During the first quarter of 2019, the Company closed an underwritten public offering of common stock for 1,818,182 shares of common stock of the Company, at a price to the public of $5.50 per share ("public price"). Armistice Capital Master Fund Ltd. ("Armistice"), our largest stockholder, participated in the offering by purchasing 363,637 shares of common stock of the Company from the underwriter at the public price. Cerecor director Steven J. Boyd is Armistice's Chief Investment Officer. The net proceeds of the offering were approximately $9.0 million (see "Common Stock Offering" in Note 9 below for description of the transaction). During the third quarter of 2019, the Company entered into a securities purchase agreement with Armistice, pursuant to which the Company sold 1,200,000 shares of the Company’s common stock for a purchase price of $3.132 per share. Net proceeds of the private placement were approximately $3.7 million. During the fourth quarter of 2019, the Company entered into, and subsequently closed on, the Aytu Purchase Agreement to sell the Company's rights, title and interest in, assets relating to its Pediatric Portfolio and related commercial infrastructure for a combination of cash and preferred stock totaling $17 million ($4.5 million in cash and $12.5 million in Aytu preferred stock) and assumption of certain of the Company's liabilities including the Company’s payment obligations payable to Deerfield and certain other liabilities in excess of $15 million.

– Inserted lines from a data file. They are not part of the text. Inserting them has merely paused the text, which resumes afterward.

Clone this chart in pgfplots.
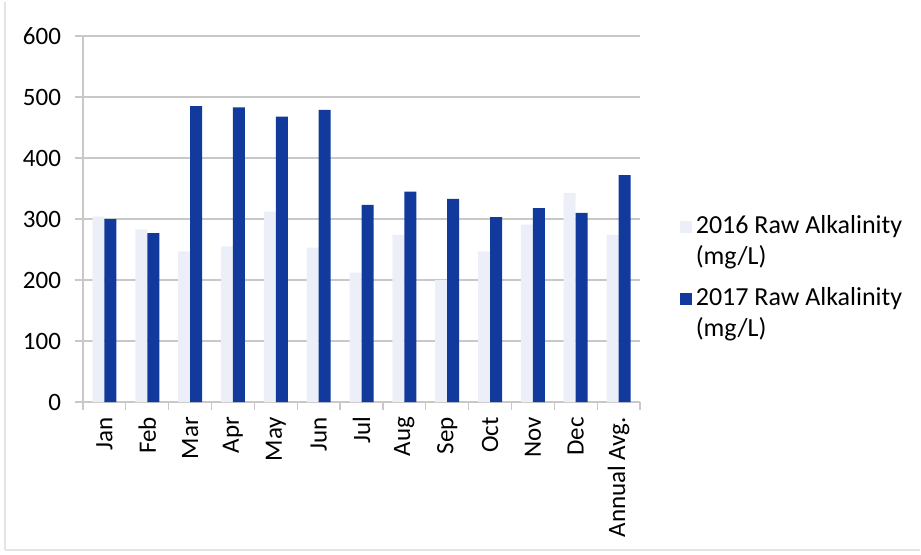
\documentclass[border=0pt]{standalone}
\usepackage{pgfplots}
\pgfplotsset{compat=1.18}
\usepackage{fontspec}
\setmainfont{Carlito}
\definecolor{bar17}{RGB}{18,58,156}
\definecolor{bar16}{RGB}{236,239,247}
\definecolor{gridc}{RGB}{200,200,200}
\definecolor{framec}{RGB}{228,228,228}

\pgfplotstableread{
idx y2016 y2017
0  304 300
1  283 277
2  247 485
3  255 483
4  312 468
5  253 479
6  212 323
7  274 345
8  200 333
9  247 303
10 291 318
11 343 310
12 274 372
}\alkdata

\begin{document}
\begin{tikzpicture}
\path[use as bounding box] (0,0) rectangle (460.5pt,277pt);
% chart area frame
\draw[framec, line width=0.6pt] (2.5pt,2pt) -- (2.5pt,276pt);
\draw[framec, line width=0.6pt] (2.5pt,2pt) -- (460pt,2pt);
\begin{axis}[
  at={(41.5pt,76pt)}, anchor=south west,
  width=278.5pt, height=183pt, scale only axis,
  ybar, bar width=6pt,
  xmin=-0.5, xmax=12.5, ymin=0, ymax=600,
  ytick={0,100,...,600},
  xtick={0,...,12},
  xticklabels={Jan,Feb,Mar,Apr,May,Jun,Jul,Aug,Sep,Oct,Nov,Dec,Annual Avg.},
  x tick label style={rotate=90, anchor=east},
  y tick label style={xshift=-3.5pt},
  major x tick style={draw=none},
  minor xtick={-0.5,0.5,...,12.5},
  minor x tick style={gridc, line width=0.6pt},
  xtick align=outside, ytick align=outside,
  major tick length=4pt, minor tick length=4pt,
  y tick style={gridc, line width=0.6pt},
  ymajorgrids, grid style={gridc, line width=0.6pt},
  axis x line*=bottom, axis y line*=left,
  axis line style={gridc, line width=0.6pt},
  every axis plot/.append style={draw=none},
  tick label style={font=\fontsize{12.5}{15}\selectfont},
  /pgf/number format/assume math mode=true,
  legend style={draw=none, fill=none, at={(1.06,0.34)}, anchor=west,
    font=\fontsize{13}{15.5}\selectfont,
    cells={align=left}, row sep=6pt},
  legend cell align=left,
  legend image code/.code={\fill[#1] (0pt,4.5pt) rectangle (6pt,10.5pt);},
]
\addplot[fill=bar16, bar shift=-3pt] table[x=idx, y=y2016] {\alkdata};
\addlegendentry{2016 Raw Alkalinity\\(mg/L)}
\addplot[fill=bar17, bar shift=3pt] table[x=idx, y=y2017] {\alkdata};
\addlegendentry{2017 Raw Alkalinity\\(mg/L)}
\end{axis}
\end{tikzpicture}
\end{document}
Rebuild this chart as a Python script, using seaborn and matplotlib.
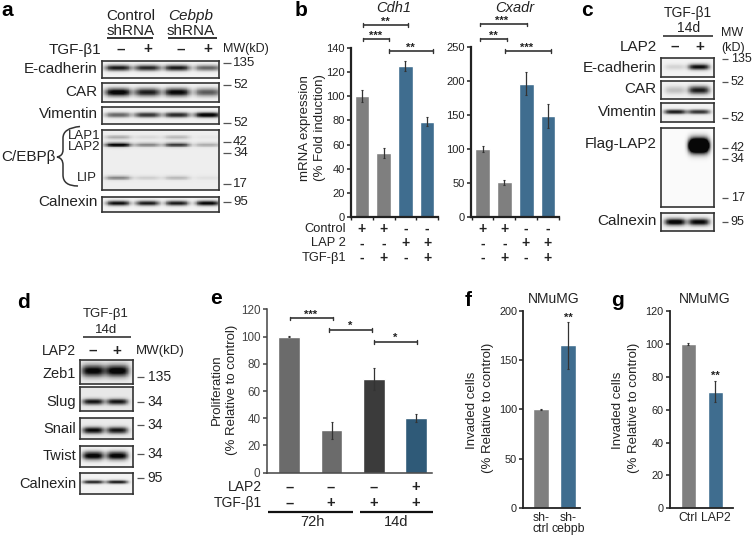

The Company plans to use its current cash on hand inclusive of the $4.5 million cash collected in the fourth quarter of 2019 from the sale of the Pediatric Portfolio and related commercial infrastructure and the anticipated cash flows from the Company's sales of Millipred to offset costs related to its neurology programs, orphan disease programs, business development, and costs associated with its organizational infrastructure. Cerecor expects to continue to incur significant expenses and operating losses for the immediate future as it continues to invest in the Company's pipeline assets. Our ability to achieve and maintain profitability in the future is dependent on, among other things, the development, regulatory approval, and commercialization of our pipeline assets, the potential sale of any PRVs we receive and revenue from Millipred product sales, all being adequate to support our cost structure and pipeline asset development.

The Company believes it will require additional financing to continue to execute its clinical development strategy and fund future operations. The Company plans to meet its capital requirements through operating cash flows from product sales of Millipred and some combination of PRV sales, equity or debt financings, collaborations, out-licensing arrangements, strategic alliances, federal and private grants, marketing, distribution or licensing arrangements or the sale of current or future assets. If the Company is not able to secure adequate additional funding, the Company may be forced to make reductions in spending, extend payment terms with suppliers, liquidate assets where possible or suspend or curtail planned programs. If the Company raises additional funds through collaborations, strategic alliances or licensing arrangements with third parties, the Company may have to relinquish valuable rights to our technologies, future revenue streams, research programs or product candidates.

Our plan to aggressively develop our pipeline will require substantial cash in excess of what the Company expects our cash from the current commercial operations to generate.  However, the Company expects that our existing cash and cash equivalents, together with anticipated revenue, will enable us to fund our operating expenses, capital expenditure requirements, and other non-operating cash payments through at least November 2020.